Information
- Country: Uganda
- Federation: Uganda Baseball & Softball Association
- Confederation: WBSC Africa

WBSC ranking
- Current: 49 (26 March 2026)
- Highest: 36 (28 March 2023)
- Lowest: not ranked (most recently in December 2018)

Uniforms
| Home |

= Uganda national baseball team =

The Uganda national baseball team is the men's national team representing Uganda in international competitions in the sport of baseball. The team is organized by the Uganda Baseball and Softball Association and is a member of WBSC Africa.

Baseball and softball were introduced to Uganda in 1989 by Christian missionaries from Warsaw, Indiana who provided some balls, six bats, and no gloves to three schools.

Uganda has competed in several African tournaments, medalling in the Africa Cup Championship in 2001, which it hosted in Kampala, and 2019 and participating in both baseball competitions in the All-Africa Games, in 1999 and 2003.

The national association also organizes the Uganda Men's Baseball National League, which ran from 2016 to 2022 and restarted in 2026.

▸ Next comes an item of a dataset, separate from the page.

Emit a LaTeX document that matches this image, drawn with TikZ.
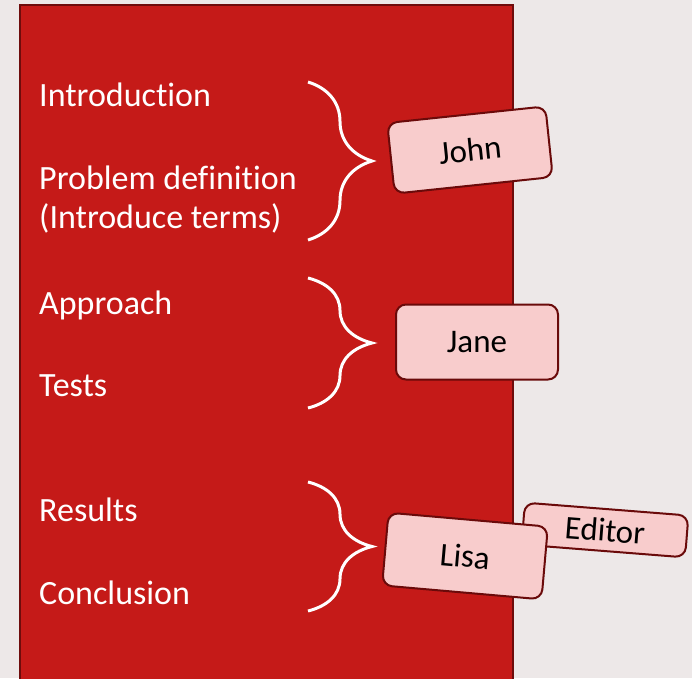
\documentclass[tikz,border=0pt]{standalone}
\usepackage{fontspec}
\setmainfont{Carlito}[Ligatures=NoCommon]
\usetikzlibrary{decorations.pathreplacing,positioning}
\definecolor{PageGrey}{HTML}{EDE8E8}
\definecolor{SlideRed}{HTML}{C51A18}
\definecolor{RimRed}{HTML}{6E0C0C}
\definecolor{BoxPink}{HTML}{F8CCCC}
\definecolor{BoxRim}{HTML}{6A0A0A}

\begin{document}
\begin{tikzpicture}[x=1pt,y=-1pt,
    topic/.style={anchor=base west,text=white,inner sep=0pt,align=left,
      font=\fontsize{34}{37}\selectfont},
    namebox/.style={draw=BoxRim,fill=BoxPink,line width=2pt,rounded corners=10pt,
      inner sep=0pt,minimum width=160pt,minimum height=73pt,
      font=\fontsize{33}{36}\selectfont},
    bracket/.style={draw=white,line width=3pt,decorate,decoration={brace,amplitude=64pt}}]
    \clip (0,0) rectangle (692,678);
    \fill[PageGrey] (0,0) rectangle (692,678);
    \draw[draw=RimRed,fill=SlideRed,line width=2.2pt] (20,5) rectangle (513,700);
    % topics
    \node[topic] (intro) at (39,106) {Introduction};
    \node[topic] (probdef) at (39,189) {Problem definition};
    \node[topic] (terms) at (39,228) {(Introduce terms)};
    \node[topic] (approach) at (39,314) {Approach};
    \node[topic] (tests) at (39,396) {Tests};
    \node[topic] (results) at (39,521) {Results};
    \node[topic] (concl) at (39,604) {Conclusion};
    % braces
    \draw[bracket] (308,82) -- (308,240);
    \draw[bracket] (308,278) -- (308,408);
    \draw[bracket] (308,482) -- (308,611);
    % names
    \node[namebox,rotate=6,minimum width=159pt,minimum height=71pt] (john) at (470,150) {John};
    \node[namebox,minimum width=162pt,minimum height=75pt] (jane) at (477,342) {Jane};
    \node[namebox,rotate=-4.5,minimum width=164pt,minimum height=42pt] (editor) at (605,530) {Editor};
    \node[namebox,rotate=-5] (lisa) at (465,556) {Lisa};
\end{tikzpicture}
\end{document}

Three players from Uganda have signed with Major League Baseball teams. Pitcher Ben Serunkuma and outfielder Umar Male signed with the Los Angeles Dodgers in 2022., though both were released in 2024. Pitcher David Matoma signed with the Pittsburgh Pirates in 2023 and threw a 101 mph fastball in the minors. The Dodgers also have a youth baseball academy in Mpigi, where Matoma also trained. At least two Ugandan players have played NCAA Division III baseball.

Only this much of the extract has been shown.